La interpretación realmente sentida es original no en el sentido de que debemos hacerla diferente a las demás sino en el de que la creamos y la sentimos nosotros mismos, es sincera y consecuente con lo que somos. Por eso, como mis profesores, soy de la opinión de que no es saludable oír las interpretaciones de otros mientras estudiamos una obra nueva, mucho menos estudiar con grabaciones. Evidentemente habrá influencia de lo que hemos oído antes y nos gusta, pero en cuanto eso ya forma parte de nosotros mismos. El objetivo de la interpretación es llevarnos y por ende a quienes nos escucharán hasta esa música. Quiero decir con esto que será magnífico si la gente nos dice después del concierto “qué música tan hermosa es esa” en lugar de “qué bien tocas” (claro que esto último es agradable, pero ¿en verdad queremos ser unos “atletas musicales” en lugar de realmente conmover y conmovernos?). Y ¿para qué lo hacemos? En realidad buscamos un encuentro, con la música y la audiencia, en el que se conecten todas las almas: la de quien escribió lo que tocamos, la nuestra y la de quienes nos oyen, y que todos lo experimentemos, no con nuestra mente, nuestra cultura, nuestra educación sino con las entrañas.
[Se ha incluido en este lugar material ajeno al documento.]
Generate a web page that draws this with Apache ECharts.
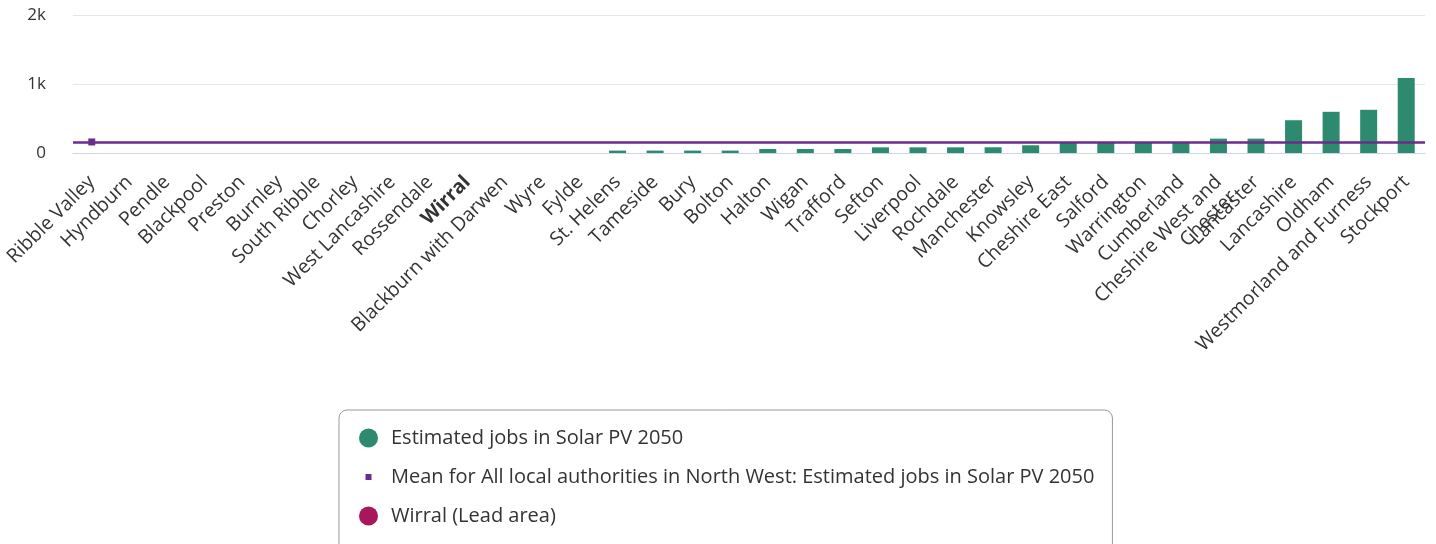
<!DOCTYPE html>
<html>
<head>
<meta charset="utf-8">
<title>Estimated jobs in Solar PV 2050</title>
<script src="https://cdn.jsdelivr.net/npm/echarts@6/dist/echarts.min.js"></script>
<style>
  html, body { margin: 0; padding: 0; background: #ffffff; }
  #chart { width: 1436px; height: 544px; }
</style>
</head>
<body>
<div id="chart"></div>
<script>
// Local authorities in the North West, sorted by estimated Solar PV jobs
const areas = [
  'Ribble Valley', 'Hyndburn', 'Pendle', 'Blackpool', 'Preston', 'Burnley',
  'South Ribble', 'Chorley', 'West Lancashire', 'Rossendale', 'Wirral',
  'Blackburn with Darwen', 'Wyre', 'Fylde', 'St. Helens', 'Tameside', 'Bury',
  'Bolton', 'Halton', 'Wigan', 'Trafford', 'Sefton', 'Liverpool', 'Rochdale',
  'Manchester', 'Knowsley', 'Cheshire East', 'Salford', 'Warrington',
  'Cumberland', 'Cheshire West and Chester', 'Lancaster', 'Lancashire',
  'Oldham', 'Westmorland and Furness', 'Stockport'
];

// Estimated jobs in Solar PV 2050
const jobs = [
  0, 0, 0, 0, 0, 0,
  0, 0, 0, 0, 0,
  0, 0, 0, 35, 35, 35,
  35, 58, 58, 58, 82, 82, 82,
  83, 112, 150, 152, 155,
  155, 208, 208, 475,
  597, 626, 1086
];

// Regional mean across all local authorities
const meanValue = 160;

const leadArea = 'Wirral';

const seriesNames = {
  jobs: 'Estimated jobs in Solar PV 2050',
  mean: 'Mean for All local authorities in North West: Estimated jobs in Solar PV 2050',
  lead: 'Wirral (Lead area)'
};

const yTicks = { min: 0, max: 2000, interval: 1000 };

const colors = {
  jobs: '#2e8a6e',
  mean: '#6b2c8c',
  lead: '#a8175a'
};

const leadIndex = areas.indexOf(leadArea);
const leadData = areas.map((a, i) => (i === leadIndex ? jobs[i] : '-'));
const meanData = areas.map((a, i) => (i === 0 ? meanValue : '-'));

// Long names wrap onto a second line; a blank leading line keeps the first
// line on the tick, so the wrapped part hangs below it.
function wrapLabel(v) {
  if (v === 'Cheshire West and Chester') return ' \nCheshire West and\nChester';
  return v;
}

const chart = echarts.init(document.getElementById('chart'), null, { renderer: 'canvas' });

const font = '"Open Sans", "DejaVu Sans", sans-serif';

chart.setOption({
  animation: false,
  textStyle: { fontFamily: font },
  grid: { left: 73, right: 11, top: 15, bottom: 391, containLabel: false },
  xAxis: {
    type: 'category',
    data: areas,
    axisLine: { show: true, lineStyle: { color: '#ccd6eb', width: 1 } },
    axisTick: { show: false },
    axisLabel: {
      interval: 0,
      rotate: 45,
      margin: 26,
      fontSize: 19.5,
      lineHeight: 21,
      color: '#333333',
      fontFamily: font,
      formatter: v => (v === leadArea ? '{b|' + v + '}' : wrapLabel(v)),
      rich: { b: { fontWeight: 'bold', fontSize: 19.5, color: '#333333', fontFamily: font } }
    },
    splitLine: { show: false }
  },
  yAxis: {
    type: 'value',
    min: yTicks.min,
    max: yTicks.max,
    interval: yTicks.interval,
    axisLine: { show: false },
    axisTick: { show: false },
    axisLabel: {
      margin: 27,
      fontSize: 17,
      color: '#333333',
      fontFamily: font,
      formatter: v => (v === 0 ? '0' : v / 1000 + 'k')
    },
    splitLine: { lineStyle: { color: '#e6e6e6', width: 1 } }
  },
  legend: {
    orient: 'vertical',
    left: 339,
    top: 410,
    height: 100,
    padding: [18, 18, 34, 20],
    itemGap: 19,
    itemWidth: 19,
    itemHeight: 19,
    borderColor: '#999999',
    borderWidth: 1,
    borderRadius: 8,
    textStyle: { fontSize: 20, lineHeight: 19, color: '#333333', fontFamily: font, padding: [0, 0, 0, 8] },
    data: [
      { name: seriesNames.jobs, icon: 'circle', itemStyle: { color: colors.jobs } },
      { name: seriesNames.mean, icon: 'path://M0,0 M19,19 M6.5,6.5 L12.5,6.5 L12.5,12.5 L6.5,12.5 Z', itemStyle: { color: colors.mean } },
      { name: seriesNames.lead, icon: 'circle', itemStyle: { color: colors.lead } }
    ]
  },
  series: [
    {
      name: seriesNames.jobs,
      type: 'bar',
      data: jobs,
      barWidth: 17,
      itemStyle: { color: colors.jobs },
      z: 2
    },
    {
      name: seriesNames.lead,
      type: 'bar',
      data: leadData,
      barWidth: 17,
      barGap: '-100%',
      itemStyle: { color: colors.lead },
      z: 3
    },
    {
      name: seriesNames.mean,
      type: 'line',
      data: meanData,
      symbol: 'rect',
      symbolSize: 7,
      itemStyle: { color: colors.mean },
      lineStyle: { width: 0 },
      z: 5,
      markLine: {
        silent: true,
        symbol: ['none', 'none'],
        label: { show: false },
        lineStyle: { color: colors.mean, width: 2.5, type: 'solid' },
        emphasis: { disabled: true },
        data: [{ yAxis: meanValue }]
      }
    }
  ]
});
</script>
</body>
</html>
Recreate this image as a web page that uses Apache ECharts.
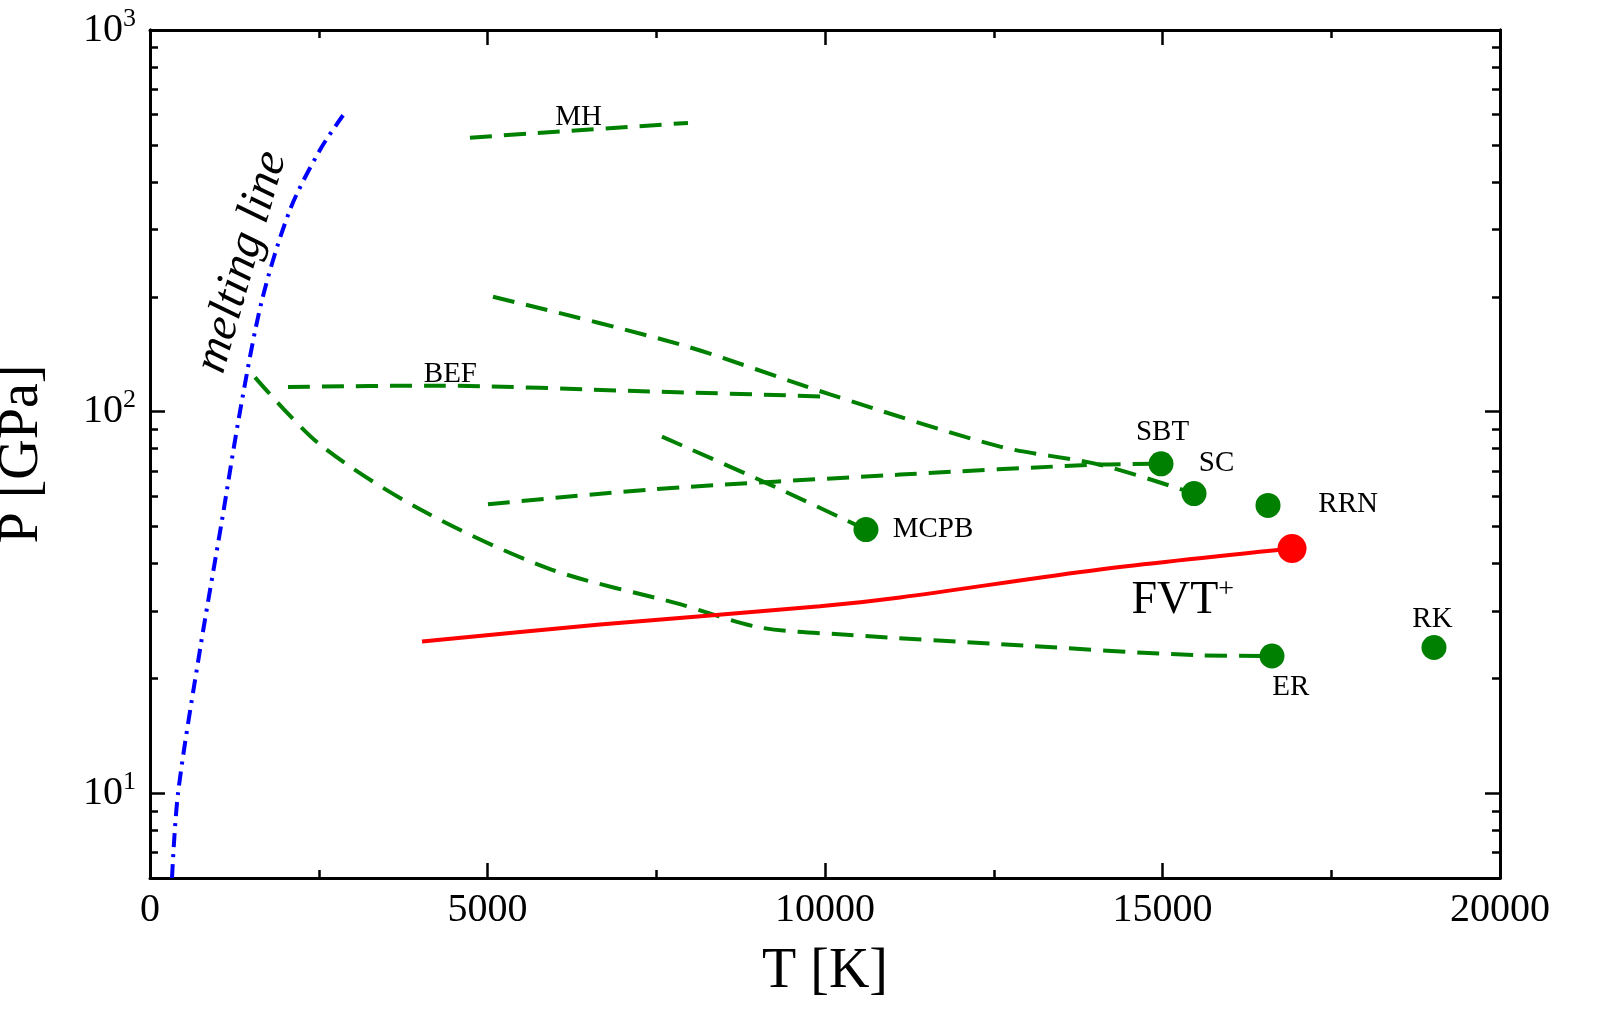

Que sea una experiencia humana y no simplemente un “entretenimiento” de alto nivel.
¿Cómo sabemos que está sucediendo en realidad? Lo sabemos. ¿Cómo llegamos a este conocimiento? Yendo a conciertos y escuchando grabaciones. Y luego creando nuestra “Liga de David” personal, sí, como la de Schumann, la de nuestros héroes musicales, a quienes no llamaremos “los mejores en esto o aquello” sino simplemente nuestros bien amados, los que cambiaron nuestra vida musical y espiritual. Los que cambiaron nuestra vida. Punto.
Con esta mi opinión sólo quiero abrir un espacio para hablar sobre la verdadera magia de la música. En nuestra época en la que todo el mundo toca bien pero cada vez nos encontramos con menos grandes artistas y personalidades de la música, es imperativo.  Para que luego no suspiremos melancólicos como las viejas bailarinas de la película rusa “Fouette” (1986), sentadas como jurado de un concurso: “Todos dan vueltas y vueltas…¡y no se caen!”